--- start ---
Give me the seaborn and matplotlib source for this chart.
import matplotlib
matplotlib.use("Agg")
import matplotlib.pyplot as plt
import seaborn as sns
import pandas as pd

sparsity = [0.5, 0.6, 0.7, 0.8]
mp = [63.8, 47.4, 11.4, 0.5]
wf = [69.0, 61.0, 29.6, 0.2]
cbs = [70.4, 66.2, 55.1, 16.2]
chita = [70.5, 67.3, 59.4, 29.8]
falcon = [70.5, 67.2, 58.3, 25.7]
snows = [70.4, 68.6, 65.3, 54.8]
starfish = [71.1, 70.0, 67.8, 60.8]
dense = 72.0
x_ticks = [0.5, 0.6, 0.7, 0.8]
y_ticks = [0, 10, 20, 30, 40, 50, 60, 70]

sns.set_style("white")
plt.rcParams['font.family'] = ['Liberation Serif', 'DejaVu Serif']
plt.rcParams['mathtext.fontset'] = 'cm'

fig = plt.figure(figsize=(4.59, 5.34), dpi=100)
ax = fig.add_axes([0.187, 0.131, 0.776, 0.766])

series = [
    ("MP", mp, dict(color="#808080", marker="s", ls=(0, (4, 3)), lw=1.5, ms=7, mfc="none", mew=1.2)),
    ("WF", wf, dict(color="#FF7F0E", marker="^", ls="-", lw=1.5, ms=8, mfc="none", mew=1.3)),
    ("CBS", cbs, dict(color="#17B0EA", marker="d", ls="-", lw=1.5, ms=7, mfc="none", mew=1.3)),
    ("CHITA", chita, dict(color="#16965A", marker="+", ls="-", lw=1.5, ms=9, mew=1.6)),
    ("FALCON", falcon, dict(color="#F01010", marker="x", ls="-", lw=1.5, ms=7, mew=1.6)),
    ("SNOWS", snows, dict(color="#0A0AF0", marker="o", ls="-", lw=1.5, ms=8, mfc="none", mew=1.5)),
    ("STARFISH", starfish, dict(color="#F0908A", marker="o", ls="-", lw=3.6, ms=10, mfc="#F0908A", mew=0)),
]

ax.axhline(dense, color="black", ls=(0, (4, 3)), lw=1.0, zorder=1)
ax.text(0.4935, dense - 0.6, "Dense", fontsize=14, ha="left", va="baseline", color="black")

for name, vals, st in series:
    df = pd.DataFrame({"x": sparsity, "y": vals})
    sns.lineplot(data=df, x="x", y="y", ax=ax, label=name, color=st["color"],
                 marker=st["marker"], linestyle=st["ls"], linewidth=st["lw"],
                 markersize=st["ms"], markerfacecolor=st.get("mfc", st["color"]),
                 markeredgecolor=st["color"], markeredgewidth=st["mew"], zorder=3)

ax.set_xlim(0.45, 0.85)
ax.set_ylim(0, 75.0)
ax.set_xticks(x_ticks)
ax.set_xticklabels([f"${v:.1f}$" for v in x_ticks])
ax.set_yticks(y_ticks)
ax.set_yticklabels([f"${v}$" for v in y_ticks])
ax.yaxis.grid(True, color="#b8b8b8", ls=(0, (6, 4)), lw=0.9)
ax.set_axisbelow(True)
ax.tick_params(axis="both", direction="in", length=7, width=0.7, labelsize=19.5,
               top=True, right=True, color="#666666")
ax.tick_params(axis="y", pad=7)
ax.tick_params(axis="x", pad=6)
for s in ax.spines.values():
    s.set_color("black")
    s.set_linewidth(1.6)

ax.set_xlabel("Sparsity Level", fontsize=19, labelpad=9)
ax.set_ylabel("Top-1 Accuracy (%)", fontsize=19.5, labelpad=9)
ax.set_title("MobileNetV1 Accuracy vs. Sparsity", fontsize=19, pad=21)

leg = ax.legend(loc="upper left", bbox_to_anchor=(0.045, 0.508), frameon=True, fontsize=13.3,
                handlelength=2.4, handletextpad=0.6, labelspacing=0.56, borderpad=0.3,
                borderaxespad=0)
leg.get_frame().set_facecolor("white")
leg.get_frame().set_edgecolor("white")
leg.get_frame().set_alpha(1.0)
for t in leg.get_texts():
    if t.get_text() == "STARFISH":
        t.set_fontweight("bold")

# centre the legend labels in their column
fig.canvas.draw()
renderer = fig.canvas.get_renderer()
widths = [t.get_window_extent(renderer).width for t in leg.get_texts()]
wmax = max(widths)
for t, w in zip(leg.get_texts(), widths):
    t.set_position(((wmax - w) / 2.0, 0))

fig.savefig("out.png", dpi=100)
--- end ---
--- start ---
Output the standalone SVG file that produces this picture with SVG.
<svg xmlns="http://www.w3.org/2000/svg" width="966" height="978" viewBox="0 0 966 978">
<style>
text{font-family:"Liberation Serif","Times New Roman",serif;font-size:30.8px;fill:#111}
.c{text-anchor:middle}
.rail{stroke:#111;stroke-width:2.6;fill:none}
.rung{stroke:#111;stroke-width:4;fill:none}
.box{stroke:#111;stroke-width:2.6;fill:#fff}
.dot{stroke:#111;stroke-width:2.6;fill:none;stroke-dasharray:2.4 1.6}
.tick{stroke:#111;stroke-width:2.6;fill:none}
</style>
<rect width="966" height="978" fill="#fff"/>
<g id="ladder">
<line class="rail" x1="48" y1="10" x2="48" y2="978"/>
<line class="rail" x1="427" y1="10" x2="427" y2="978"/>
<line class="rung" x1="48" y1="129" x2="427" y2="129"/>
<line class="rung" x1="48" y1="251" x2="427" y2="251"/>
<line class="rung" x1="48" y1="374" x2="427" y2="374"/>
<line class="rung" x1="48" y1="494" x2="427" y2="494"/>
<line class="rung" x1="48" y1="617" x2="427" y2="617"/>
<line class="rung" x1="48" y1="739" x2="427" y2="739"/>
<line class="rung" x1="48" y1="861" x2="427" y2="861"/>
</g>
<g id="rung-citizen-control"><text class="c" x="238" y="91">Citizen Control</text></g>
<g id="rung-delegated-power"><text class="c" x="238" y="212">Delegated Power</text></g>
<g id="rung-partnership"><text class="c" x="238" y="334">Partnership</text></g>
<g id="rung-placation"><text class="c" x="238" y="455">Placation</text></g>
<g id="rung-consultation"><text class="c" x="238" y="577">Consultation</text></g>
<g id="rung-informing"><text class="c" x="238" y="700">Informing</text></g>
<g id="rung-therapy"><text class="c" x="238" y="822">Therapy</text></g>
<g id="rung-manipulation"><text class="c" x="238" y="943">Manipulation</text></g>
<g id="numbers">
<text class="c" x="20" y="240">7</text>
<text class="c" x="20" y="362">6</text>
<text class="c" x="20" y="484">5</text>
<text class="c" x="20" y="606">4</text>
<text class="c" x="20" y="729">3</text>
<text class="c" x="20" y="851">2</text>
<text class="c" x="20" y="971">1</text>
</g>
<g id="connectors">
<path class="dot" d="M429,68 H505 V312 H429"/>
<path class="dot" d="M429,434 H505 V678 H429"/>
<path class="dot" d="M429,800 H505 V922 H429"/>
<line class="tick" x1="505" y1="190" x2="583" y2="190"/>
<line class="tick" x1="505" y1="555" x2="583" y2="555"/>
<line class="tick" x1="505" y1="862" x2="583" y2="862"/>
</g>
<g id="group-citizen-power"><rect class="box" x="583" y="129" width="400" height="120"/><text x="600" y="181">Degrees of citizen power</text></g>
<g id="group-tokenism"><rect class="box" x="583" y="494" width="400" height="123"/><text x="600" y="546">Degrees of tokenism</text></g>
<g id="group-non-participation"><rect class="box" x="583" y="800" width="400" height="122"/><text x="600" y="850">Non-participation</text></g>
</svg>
--- end ---
◆ What you will do
Take the line containing "Give me the" and the line containing "import pandas as pd". Write out both and all lines between, exactly, and nothing more.

◆ Answer
Give me the seaborn and matplotlib source for this chart.
import matplotlib
matplotlib.use("Agg")
import matplotlib.pyplot as plt
import seaborn as sns
import pandas as pd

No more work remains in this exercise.